◆ COLLECTED DATA
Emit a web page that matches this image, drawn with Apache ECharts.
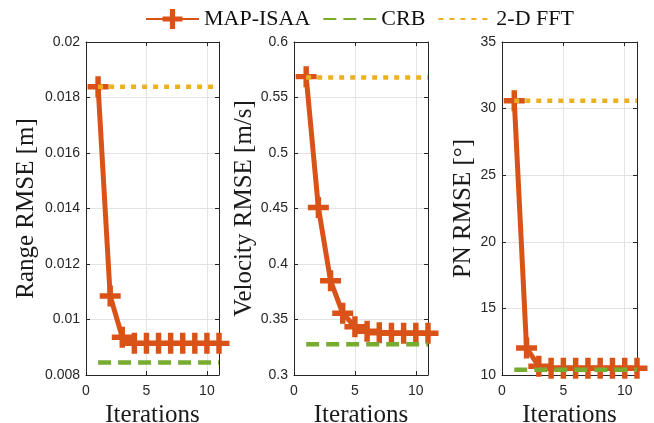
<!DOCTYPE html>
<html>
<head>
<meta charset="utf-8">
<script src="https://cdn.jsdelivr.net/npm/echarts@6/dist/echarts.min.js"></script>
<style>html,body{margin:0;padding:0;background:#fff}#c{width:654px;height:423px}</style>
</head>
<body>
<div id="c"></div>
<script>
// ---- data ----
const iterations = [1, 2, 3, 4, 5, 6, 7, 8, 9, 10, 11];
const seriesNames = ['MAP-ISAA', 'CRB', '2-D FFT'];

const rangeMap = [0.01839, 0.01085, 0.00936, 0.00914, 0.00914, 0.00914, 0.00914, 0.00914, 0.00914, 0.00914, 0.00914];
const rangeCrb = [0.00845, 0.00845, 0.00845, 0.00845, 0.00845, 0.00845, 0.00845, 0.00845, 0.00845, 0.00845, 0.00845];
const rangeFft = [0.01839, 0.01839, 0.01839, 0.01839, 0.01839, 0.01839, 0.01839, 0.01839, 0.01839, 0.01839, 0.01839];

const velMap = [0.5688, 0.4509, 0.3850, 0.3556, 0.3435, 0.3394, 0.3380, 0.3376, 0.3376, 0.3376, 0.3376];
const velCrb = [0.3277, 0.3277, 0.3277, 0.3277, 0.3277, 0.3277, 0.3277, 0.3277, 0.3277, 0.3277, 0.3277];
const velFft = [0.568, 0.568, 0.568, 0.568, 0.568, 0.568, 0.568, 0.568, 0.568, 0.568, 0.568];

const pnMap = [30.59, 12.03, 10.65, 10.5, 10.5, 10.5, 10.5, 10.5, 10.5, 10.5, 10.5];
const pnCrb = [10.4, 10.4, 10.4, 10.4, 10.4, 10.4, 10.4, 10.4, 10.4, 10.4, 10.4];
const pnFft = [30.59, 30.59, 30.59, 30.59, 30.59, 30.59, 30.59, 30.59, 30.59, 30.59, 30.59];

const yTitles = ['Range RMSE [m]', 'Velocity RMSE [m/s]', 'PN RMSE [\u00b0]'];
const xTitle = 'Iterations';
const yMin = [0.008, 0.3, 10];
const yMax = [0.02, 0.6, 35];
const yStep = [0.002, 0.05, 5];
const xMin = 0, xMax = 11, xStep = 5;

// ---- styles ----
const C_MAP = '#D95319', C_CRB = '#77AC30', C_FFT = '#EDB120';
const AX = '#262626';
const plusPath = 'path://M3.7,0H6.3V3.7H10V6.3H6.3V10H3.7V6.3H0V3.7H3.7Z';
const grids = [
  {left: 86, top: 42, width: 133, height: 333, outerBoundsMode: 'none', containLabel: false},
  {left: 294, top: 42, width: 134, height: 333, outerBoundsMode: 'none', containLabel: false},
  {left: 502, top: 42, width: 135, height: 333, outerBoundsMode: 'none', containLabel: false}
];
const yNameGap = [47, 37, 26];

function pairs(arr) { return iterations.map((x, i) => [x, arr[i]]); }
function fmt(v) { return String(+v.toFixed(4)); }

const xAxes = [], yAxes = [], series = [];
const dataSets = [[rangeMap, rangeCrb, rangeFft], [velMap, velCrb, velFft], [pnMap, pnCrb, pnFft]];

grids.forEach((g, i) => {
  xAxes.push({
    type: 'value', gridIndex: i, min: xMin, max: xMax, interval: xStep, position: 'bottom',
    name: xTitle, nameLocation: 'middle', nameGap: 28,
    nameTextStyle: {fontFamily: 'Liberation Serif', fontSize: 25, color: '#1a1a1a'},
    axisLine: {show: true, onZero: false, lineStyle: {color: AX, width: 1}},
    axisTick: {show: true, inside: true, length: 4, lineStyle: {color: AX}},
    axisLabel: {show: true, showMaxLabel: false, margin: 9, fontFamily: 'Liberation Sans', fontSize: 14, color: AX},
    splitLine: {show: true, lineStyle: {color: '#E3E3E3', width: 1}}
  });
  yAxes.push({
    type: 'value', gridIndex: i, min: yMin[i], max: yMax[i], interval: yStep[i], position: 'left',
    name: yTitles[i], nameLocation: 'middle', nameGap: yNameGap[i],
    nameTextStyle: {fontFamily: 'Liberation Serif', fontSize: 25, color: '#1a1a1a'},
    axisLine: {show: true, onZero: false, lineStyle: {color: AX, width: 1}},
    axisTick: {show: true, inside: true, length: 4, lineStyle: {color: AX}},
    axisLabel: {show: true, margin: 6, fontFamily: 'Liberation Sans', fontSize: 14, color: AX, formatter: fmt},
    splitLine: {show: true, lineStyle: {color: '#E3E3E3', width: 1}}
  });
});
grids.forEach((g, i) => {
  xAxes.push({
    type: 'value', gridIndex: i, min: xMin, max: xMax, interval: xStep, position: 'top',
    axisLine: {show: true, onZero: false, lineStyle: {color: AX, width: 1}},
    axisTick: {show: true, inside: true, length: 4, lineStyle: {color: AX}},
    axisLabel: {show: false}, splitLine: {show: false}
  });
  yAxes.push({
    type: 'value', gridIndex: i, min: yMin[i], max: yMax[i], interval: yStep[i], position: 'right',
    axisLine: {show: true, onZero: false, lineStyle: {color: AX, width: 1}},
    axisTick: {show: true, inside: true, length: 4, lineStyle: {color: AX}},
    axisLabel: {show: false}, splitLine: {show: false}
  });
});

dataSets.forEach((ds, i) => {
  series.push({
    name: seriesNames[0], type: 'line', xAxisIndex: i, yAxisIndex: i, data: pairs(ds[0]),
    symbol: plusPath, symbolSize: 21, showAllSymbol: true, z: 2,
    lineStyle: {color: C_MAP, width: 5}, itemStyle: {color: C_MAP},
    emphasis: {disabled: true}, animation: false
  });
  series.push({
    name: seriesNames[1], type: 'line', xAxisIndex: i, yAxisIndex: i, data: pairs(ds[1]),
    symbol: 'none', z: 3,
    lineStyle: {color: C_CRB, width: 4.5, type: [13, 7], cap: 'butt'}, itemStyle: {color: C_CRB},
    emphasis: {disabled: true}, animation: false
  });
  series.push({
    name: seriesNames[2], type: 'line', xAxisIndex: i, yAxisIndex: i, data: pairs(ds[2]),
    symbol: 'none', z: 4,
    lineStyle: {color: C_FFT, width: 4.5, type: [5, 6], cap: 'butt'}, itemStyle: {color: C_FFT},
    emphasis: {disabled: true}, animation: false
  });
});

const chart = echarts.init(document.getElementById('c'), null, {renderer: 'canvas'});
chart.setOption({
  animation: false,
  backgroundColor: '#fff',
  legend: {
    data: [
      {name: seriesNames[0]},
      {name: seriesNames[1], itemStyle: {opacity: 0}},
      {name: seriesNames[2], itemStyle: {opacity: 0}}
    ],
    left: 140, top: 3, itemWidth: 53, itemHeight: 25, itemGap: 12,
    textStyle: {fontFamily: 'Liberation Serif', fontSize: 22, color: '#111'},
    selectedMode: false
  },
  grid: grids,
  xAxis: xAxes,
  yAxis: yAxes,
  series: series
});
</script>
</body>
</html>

◆ WORK INSTRUCTIONS
Extract every line of the data exactly; pictures stay out.

◆ RESPONSE TO THE EXERCISE
Emit a web page that matches this image, drawn with Apache ECharts.
<!DOCTYPE html>
<html>
<head>
<meta charset="utf-8">
<script src="https://cdn.jsdelivr.net/npm/echarts@6/dist/echarts.min.js"></script>
<style>html,body{margin:0;padding:0;background:#fff}#c{width:654px;height:423px}</style>
</head>
<body>
<div id="c"></div>
<script>
// ---- data ----
const iterations = [1, 2, 3, 4, 5, 6, 7, 8, 9, 10, 11];
const seriesNames = ['MAP-ISAA', 'CRB', '2-D FFT'];

const rangeMap = [0.01839, 0.01085, 0.00936, 0.00914, 0.00914, 0.00914, 0.00914, 0.00914, 0.00914, 0.00914, 0.00914];
const rangeCrb = [0.00845, 0.00845, 0.00845, 0.00845, 0.00845, 0.00845, 0.00845, 0.00845, 0.00845, 0.00845, 0.00845];
const rangeFft = [0.01839, 0.01839, 0.01839, 0.01839, 0.01839, 0.01839, 0.01839, 0.01839, 0.01839, 0.01839, 0.01839];

const velMap = [0.5688, 0.4509, 0.3850, 0.3556, 0.3435, 0.3394, 0.3380, 0.3376, 0.3376, 0.3376, 0.3376];
const velCrb = [0.3277, 0.3277, 0.3277, 0.3277, 0.3277, 0.3277, 0.3277, 0.3277, 0.3277, 0.3277, 0.3277];
const velFft = [0.568, 0.568, 0.568, 0.568, 0.568, 0.568, 0.568, 0.568, 0.568, 0.568, 0.568];

const pnMap = [30.59, 12.03, 10.65, 10.5, 10.5, 10.5, 10.5, 10.5, 10.5, 10.5, 10.5];
const pnCrb = [10.4, 10.4, 10.4, 10.4, 10.4, 10.4, 10.4, 10.4, 10.4, 10.4, 10.4];
const pnFft = [30.59, 30.59, 30.59, 30.59, 30.59, 30.59, 30.59, 30.59, 30.59, 30.59, 30.59];

const yTitles = ['Range RMSE [m]', 'Velocity RMSE [m/s]', 'PN RMSE [\u00b0]'];
const xTitle = 'Iterations';
const yMin = [0.008, 0.3, 10];
const yMax = [0.02, 0.6, 35];
const yStep = [0.002, 0.05, 5];
const xMin = 0, xMax = 11, xStep = 5;

// ---- styles ----
const C_MAP = '#D95319', C_CRB = '#77AC30', C_FFT = '#EDB120';
const AX = '#262626';
const plusPath = 'path://M3.7,0H6.3V3.7H10V6.3H6.3V10H3.7V6.3H0V3.7H3.7Z';
const grids = [
  {left: 86, top: 42, width: 133, height: 333, outerBoundsMode: 'none', containLabel: false},
  {left: 294, top: 42, width: 134, height: 333, outerBoundsMode: 'none', containLabel: false},
  {left: 502, top: 42, width: 135, height: 333, outerBoundsMode: 'none', containLabel: false}
];
const yNameGap = [47, 37, 26];

function pairs(arr) { return iterations.map((x, i) => [x, arr[i]]); }
function fmt(v) { return String(+v.toFixed(4)); }

const xAxes = [], yAxes = [], series = [];
const dataSets = [[rangeMap, rangeCrb, rangeFft], [velMap, velCrb, velFft], [pnMap, pnCrb, pnFft]];

grids.forEach((g, i) => {
  xAxes.push({
    type: 'value', gridIndex: i, min: xMin, max: xMax, interval: xStep, position: 'bottom',
    name: xTitle, nameLocation: 'middle', nameGap: 28,
    nameTextStyle: {fontFamily: 'Liberation Serif', fontSize: 25, color: '#1a1a1a'},
    axisLine: {show: true, onZero: false, lineStyle: {color: AX, width: 1}},
    axisTick: {show: true, inside: true, length: 4, lineStyle: {color: AX}},
    axisLabel: {show: true, showMaxLabel: false, margin: 9, fontFamily: 'Liberation Sans', fontSize: 14, color: AX},
    splitLine: {show: true, lineStyle: {color: '#E3E3E3', width: 1}}
  });
  yAxes.push({
    type: 'value', gridIndex: i, min: yMin[i], max: yMax[i], interval: yStep[i], position: 'left',
    name: yTitles[i], nameLocation: 'middle', nameGap: yNameGap[i],
    nameTextStyle: {fontFamily: 'Liberation Serif', fontSize: 25, color: '#1a1a1a'},
    axisLine: {show: true, onZero: false, lineStyle: {color: AX, width: 1}},
    axisTick: {show: true, inside: true, length: 4, lineStyle: {color: AX}},
    axisLabel: {show: true, margin: 6, fontFamily: 'Liberation Sans', fontSize: 14, color: AX, formatter: fmt},
    splitLine: {show: true, lineStyle: {color: '#E3E3E3', width: 1}}
  });
});
grids.forEach((g, i) => {
  xAxes.push({
    type: 'value', gridIndex: i, min: xMin, max: xMax, interval: xStep, position: 'top',
    axisLine: {show: true, onZero: false, lineStyle: {color: AX, width: 1}},
    axisTick: {show: true, inside: true, length: 4, lineStyle: {color: AX}},
    axisLabel: {show: false}, splitLine: {show: false}
  });
  yAxes.push({
    type: 'value', gridIndex: i, min: yMin[i], max: yMax[i], interval: yStep[i], position: 'right',
    axisLine: {show: true, onZero: false, lineStyle: {color: AX, width: 1}},
    axisTick: {show: true, inside: true, length: 4, lineStyle: {color: AX}},
    axisLabel: {show: false}, splitLine: {show: false}
  });
});

dataSets.forEach((ds, i) => {
  series.push({
    name: seriesNames[0], type: 'line', xAxisIndex: i, yAxisIndex: i, data: pairs(ds[0]),
    symbol: plusPath, symbolSize: 21, showAllSymbol: true, z: 2,
    lineStyle: {color: C_MAP, width: 5}, itemStyle: {color: C_MAP},
    emphasis: {disabled: true}, animation: false
  });
  series.push({
    name: seriesNames[1], type: 'line', xAxisIndex: i, yAxisIndex: i, data: pairs(ds[1]),
    symbol: 'none', z: 3,
    lineStyle: {color: C_CRB, width: 4.5, type: [13, 7], cap: 'butt'}, itemStyle: {color: C_CRB},
    emphasis: {disabled: true}, animation: false
  });
  series.push({
    name: seriesNames[2], type: 'line', xAxisIndex: i, yAxisIndex: i, data: pairs(ds[2]),
    symbol: 'none', z: 4,
    lineStyle: {color: C_FFT, width: 4.5, type: [5, 6], cap: 'butt'}, itemStyle: {color: C_FFT},
    emphasis: {disabled: true}, animation: false
  });
});

const chart = echarts.init(document.getElementById('c'), null, {renderer: 'canvas'});
chart.setOption({
  animation: false,
  backgroundColor: '#fff',
  legend: {
    data: [
      {name: seriesNames[0]},
      {name: seriesNames[1], itemStyle: {opacity: 0}},
      {name: seriesNames[2], itemStyle: {opacity: 0}}
    ],
    left: 140, top: 3, itemWidth: 53, itemHeight: 25, itemGap: 12,
    textStyle: {fontFamily: 'Liberation Serif', fontSize: 22, color: '#111'},
    selectedMode: false
  },
  grid: grids,
  xAxis: xAxes,
  yAxis: yAxes,
  series: series
});
</script>
</body>
</html>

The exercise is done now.